The question is not whether a remedy should be found for Argentina's ills but what that remedy should be. It has to be said that, even if Cavallo secures the agreement of creditors for the debt restructuring he is looking for, it will be nothing more than a stopgap solution. The proposed trade-off - swap our high-interest debt for low-interest debt so we can afford the repayments and we'll sign up for another dose of fiscal austerity - will just postpone the inevitable. There is a limit to the amount of economic pain that can be inflicted without the markets becoming concerned about political fallout. When interest rates were raised to 15% in the UK on the afternoon of Black Wednesday, the stock market rallied because dealers knew the game was up. Rates at that level would have devastated the economy, and were not, and here's that word again, credible.

As we now know, Black Wednesday was great news for Britain.

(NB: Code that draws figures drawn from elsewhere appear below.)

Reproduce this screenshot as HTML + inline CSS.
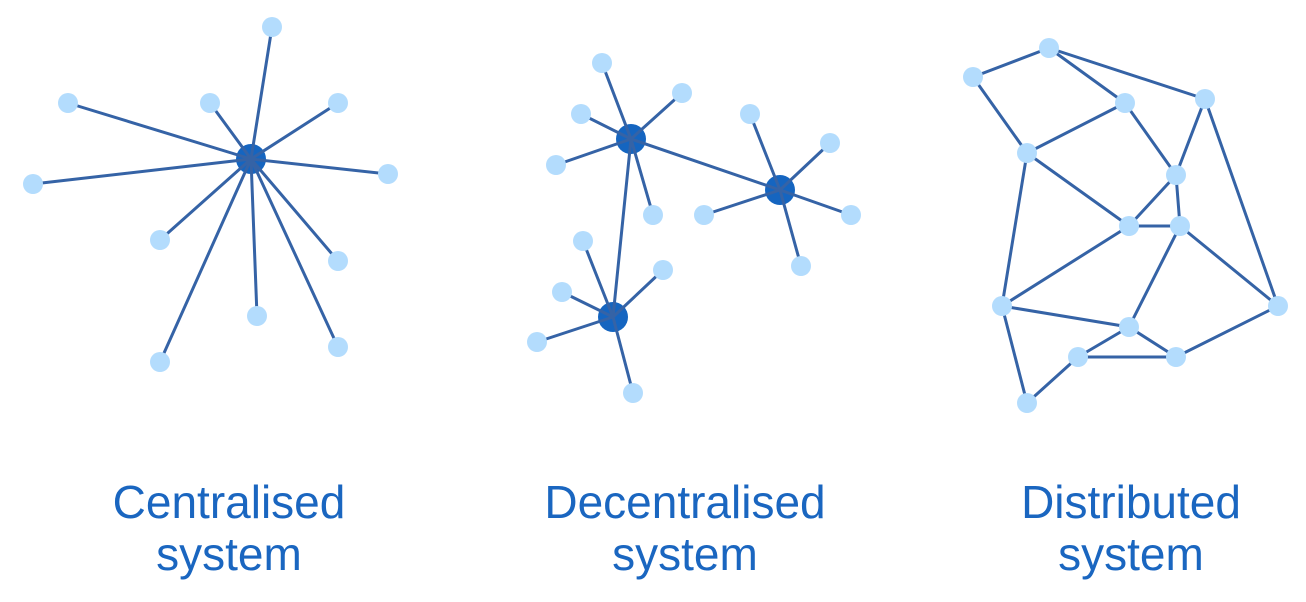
<!DOCTYPE html>
<html><head><style>body{margin:0;background:#fff}svg{display:block}</style></head><body>
<svg width="1306" height="602" viewBox="0 0 1306 602" xmlns="http://www.w3.org/2000/svg">
<g fill="#1565c0">
<circle cx="251" cy="159" r="15"/>
<circle cx="631" cy="139" r="15"/>
<circle cx="780" cy="190" r="15"/>
<circle cx="613" cy="317" r="15"/>
</g>
<g stroke="#3563a6" stroke-width="3" fill="none">
<path d="M251 159L272 27M251 159L68 103M251 159L210 103M251 159L338 103M251 159L33 184M251 159L388 174M251 159L160 240M251 159L338 261M251 159L257 316M251 159L160 362M251 159L338 347"/>
<path d="M631 139L602 63M631 139L682 93M631 139L581 114M631 139L556 165M631 139L653 215M631 139L780 190M631 139L613 317"/>
<path d="M780 190L750 114M780 190L830 143M780 190L704 215M780 190L851 215M780 190L801 266"/>
<path d="M613 317L583 241M613 317L663 270M613 317L562 292M613 317L537 342M613 317L633 393"/>
<path d="M973 77L1049 48M1049 48L1125 103M1049 48L1205 99M973 77L1027 153M1027 153L1125 103M1125 103L1176 175M1205 99L1176 175M1205 99L1278 306M1027 153L1129 226M1027 153L1002 306M1176 175L1129 226M1176 175L1180 226M1129 226L1180 226M1129 226L1002 306M1180 226L1129 327M1180 226L1278 306M1002 306L1129 327M1002 306L1027 403M1027 403L1078 357M1078 357L1129 327M1078 357L1176 357M1129 327L1176 357M1176 357L1278 306"/>
</g>
<g fill="#b3dcfd">
<circle cx="272" cy="27" r="10"/><circle cx="68" cy="103" r="10"/><circle cx="210" cy="103" r="10"/><circle cx="338" cy="103" r="10"/><circle cx="33" cy="184" r="10"/><circle cx="388" cy="174" r="10"/><circle cx="160" cy="240" r="10"/><circle cx="338" cy="261" r="10"/><circle cx="257" cy="316" r="10"/><circle cx="160" cy="362" r="10"/><circle cx="338" cy="347" r="10"/>
<circle cx="602" cy="63" r="10"/><circle cx="682" cy="93" r="10"/><circle cx="581" cy="114" r="10"/><circle cx="556" cy="165" r="10"/><circle cx="653" cy="215" r="10"/>
<circle cx="750" cy="114" r="10"/><circle cx="830" cy="143" r="10"/><circle cx="704" cy="215" r="10"/><circle cx="851" cy="215" r="10"/><circle cx="801" cy="266" r="10"/>
<circle cx="583" cy="241" r="10"/><circle cx="663" cy="270" r="10"/><circle cx="562" cy="292" r="10"/><circle cx="537" cy="342" r="10"/><circle cx="633" cy="393" r="10"/>
<circle cx="1049" cy="48" r="10"/><circle cx="973" cy="77" r="10"/><circle cx="1125" cy="103" r="10"/><circle cx="1205" cy="99" r="10"/><circle cx="1027" cy="153" r="10"/><circle cx="1176" cy="175" r="10"/><circle cx="1129" cy="226" r="10"/><circle cx="1180" cy="226" r="10"/><circle cx="1002" cy="306" r="10"/><circle cx="1278" cy="306" r="10"/><circle cx="1129" cy="327" r="10"/><circle cx="1078" cy="357" r="10"/><circle cx="1176" cy="357" r="10"/><circle cx="1027" cy="403" r="10"/>
</g>
<g font-family="Liberation Sans, sans-serif" font-size="46" fill="#1a66c0" text-anchor="middle">
<text x="229" y="518">Centralised</text><text x="229" y="570">system</text>
<text x="685" y="518">Decentralised</text><text x="685" y="570">system</text>
<text x="1131" y="518">Distributed</text><text x="1131" y="570">system</text>
</g>
</svg>
</body></html>
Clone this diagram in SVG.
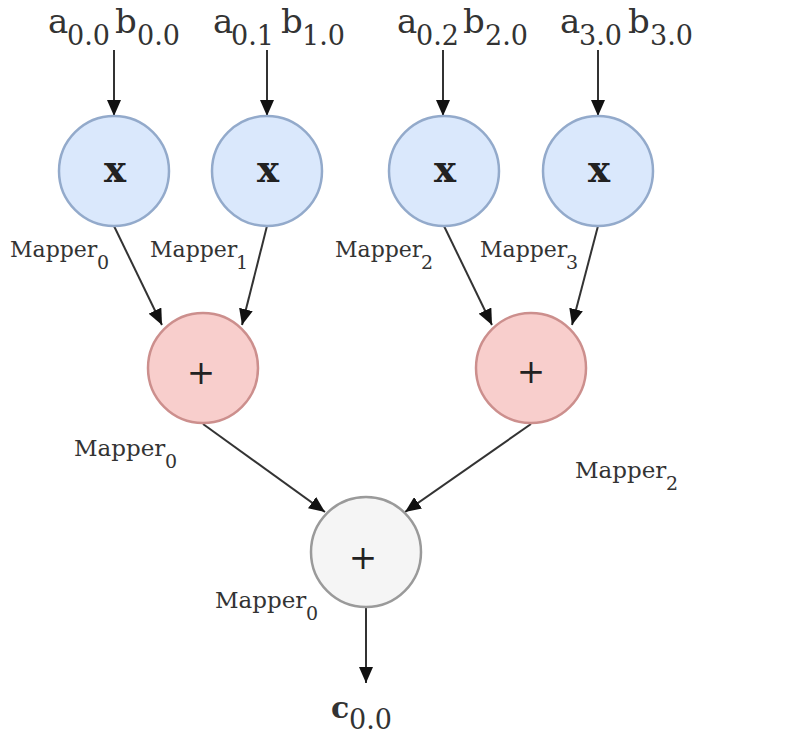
<svg xmlns="http://www.w3.org/2000/svg" width="788" height="747" viewBox="0 0 788 747">
<defs>
<marker id="ah" markerUnits="userSpaceOnUse" viewBox="0 0 16 14" refX="16" refY="7" markerWidth="16" markerHeight="14" orient="auto">
<path d="M0,0 L16,7 L0,14 z" fill="#111"/>
</marker>
<style>
text{font-family:"DejaVu Serif","Liberation Serif",serif;}
.lbl{fill:#333;}
.top{font-size:34px;}
.sub{font-size:27px;}
.map{fill:#333;font-size:22px;}
.map2{fill:#333;font-size:23px;}
.msub{font-size:19px;}
.mul{fill:#dae8fc;stroke:#93aacb;stroke-width:2.5;}
.add{fill:#f8cecc;stroke:#cc8f8d;stroke-width:2.5;}
.fin{fill:#f5f5f5;stroke:#9a9a9a;stroke-width:2.5;}
.op{fill:#222;text-anchor:middle;}
.edge{stroke:#333;stroke-width:2;fill:none;marker-end:url(#ah);}
</style>
</defs>
<rect width="788" height="747" fill="#fff"/>

<g id="inputs" class="lbl">
<text class="top" y="33"><tspan x="48">a</tspan><tspan class="sub" x="67" y="45">0.0</tspan><tspan x="115" y="33">b</tspan><tspan class="sub" x="137" y="45">0.0</tspan></text>
<text class="top" y="33"><tspan x="213">a</tspan><tspan class="sub" x="231" y="45">0.1</tspan><tspan x="281" y="33">b</tspan><tspan class="sub" x="302" y="45">1.0</tspan></text>
<text class="top" y="33"><tspan x="397">a</tspan><tspan class="sub" x="416" y="45">0.2</tspan><tspan x="463" y="33">b</tspan><tspan class="sub" x="485" y="45">2.0</tspan></text>
<text class="top" y="33"><tspan x="560">a</tspan><tspan class="sub" x="579" y="45">3.0</tspan><tspan x="628" y="33">b</tspan><tspan class="sub" x="650" y="45">3.0</tspan></text>
</g>

<g id="connectors">
<line class="edge" x1="114" y1="50" x2="114" y2="116"/>
<line class="edge" x1="267" y1="50" x2="267" y2="116"/>
<line class="edge" x1="443" y1="50" x2="443" y2="116"/>
<line class="edge" x1="598" y1="50" x2="598" y2="116"/>
<line class="edge" x1="114" y1="226" x2="162" y2="325"/>
<line class="edge" x1="267" y1="226" x2="242" y2="325"/>
<line class="edge" x1="444" y1="226" x2="492" y2="325"/>
<line class="edge" x1="598" y1="226" x2="572" y2="325"/>
<line class="edge" x1="203" y1="424" x2="325" y2="512"/>
<line class="edge" x1="531" y1="424" x2="405" y2="512"/>
<line class="edge" x1="366" y1="608" x2="366" y2="683"/>
</g>

<g id="mul0"><circle class="mul" cx="114" cy="171" r="55"/><text class="op" x="115" y="182" font-size="37" font-weight="bold">x</text></g>
<g id="mul1"><circle class="mul" cx="267" cy="171" r="55"/><text class="op" x="268" y="182" font-size="37" font-weight="bold">x</text></g>
<g id="mul2"><circle class="mul" cx="444" cy="171" r="55"/><text class="op" x="445" y="182" font-size="37" font-weight="bold">x</text></g>
<g id="mul3"><circle class="mul" cx="598" cy="171" r="55"/><text class="op" x="599" y="182" font-size="37" font-weight="bold">x</text></g>

<g id="add0"><circle class="add" cx="203" cy="368" r="55"/><text class="op" x="201" y="384" font-size="34">+</text></g>
<g id="add1"><circle class="add" cx="531" cy="368" r="55"/><text class="op" x="531" y="383" font-size="34">+</text></g>
<g id="final"><circle class="fin" cx="366" cy="552" r="55"/><text class="op" x="363" y="569" font-size="34">+</text></g>

<g id="mapper-labels">
<text class="map" y="257"><tspan x="10">Mapper</tspan><tspan class="msub" x="97" y="269">0</tspan></text>
<text class="map" y="257"><tspan x="150">Mapper</tspan><tspan class="msub" x="236" y="269">1</tspan></text>
<text class="map" y="257"><tspan x="335">Mapper</tspan><tspan class="msub" x="421" y="269">2</tspan></text>
<text class="map" y="257"><tspan x="480">Mapper</tspan><tspan class="msub" x="566" y="269">3</tspan></text>
<text class="map2" y="456"><tspan x="74">Mapper</tspan><tspan class="msub" x="165" y="468">0</tspan></text>
<text class="map2" y="478"><tspan x="575">Mapper</tspan><tspan class="msub" x="666" y="490">2</tspan></text>
<text class="map2" y="608"><tspan x="215">Mapper</tspan><tspan class="msub" x="306" y="620">0</tspan></text>
</g>

<g id="output" class="lbl">
<text class="top" y="718"><tspan x="331" font-size="30" font-weight="bold">c</tspan><tspan class="sub" x="349" y="729">0.0</tspan></text>
</g>
</svg>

Lower rates and a cheaper currency meant recovery began almost immediately and expansion has not ceased since. None of the dire consequences predicted for devaluation happened. This, it might be argued, is because Britain is a first world country with a stable economic and political framework. There is something in this - even Argentina's staunchest supporter would admit it has plenty of form when it comes to bad economic management. But the sky did not fall in on Mexico when it devalued after the crisis of 1994-95, and since Russia defaulted in 1998 its economy has grown strongly, helped by higher oil prices, admittedly. Stronger growth has made the countries more attractive to investors in an environment where markets are now far less concerned about fighting inflation than with policies that promote expansion.

That's the reason the US dollar continues to outperform the euro.

For these reasons, it should be a no-brainer that what Argentina needs is a growth-based strategy. For this, there are three options. Zarazaga says one way of proving to Argentinians that liberalisation works would be a free trade area of the Americas that would allow Latin American nations access to the rich markets of the north while maintaining protective barriers for the rest of the world. The argument in favour of this is that exports are a pitifully small part of Argentina's economy, about 8% of output, and that a staged liberalisation of trade would boost growth. Argentina lacks economic dynamism and this might be a way of providing it, though it would take time. Time is one thing Argentina doesn't have.

The second approach would be the opposite, and would involve devaluation, default and an increased reliance on domestic savers rather than international capital flows to finance investment. This has a better chance of working than full-out austerity but is still fraught with risk. Argentina is not Malaysia, which could defy the orthodoxy and impose controls on capital because it had a stronger manufacturing base and ample domestic savings. A go it alone policy might lead to a controlled macro-economic expansion, but it might equally lead to the government printing money and, eventually, hyper-inflation.

Buenos Aires is no stranger to devaluation and default, and there is every indication that domestic savers are just as wary of the authorities as are international investors. For this option to work, there would have to be a rethink of what makes for sound development policies, coupled with a new set of rules for bankruptcy that would give countries the same rights as corporations.

This would be sensible but looks unlikely.

The only other option is for Argentina to dollarise its economy. Now, it has all the disadvantages of a pegged currency without any of the benefits. Importing monetary policy from the US would mean a loss of independence but a sharp drop in real interest rates. Such a move requires policymakers in Washington to be fully engaged, and at this time the US may not want to send out the message that it is running Latin America. Nothing meaningful will happen until Argentina goes belly-up. The way things are shaping, that may not be too far away.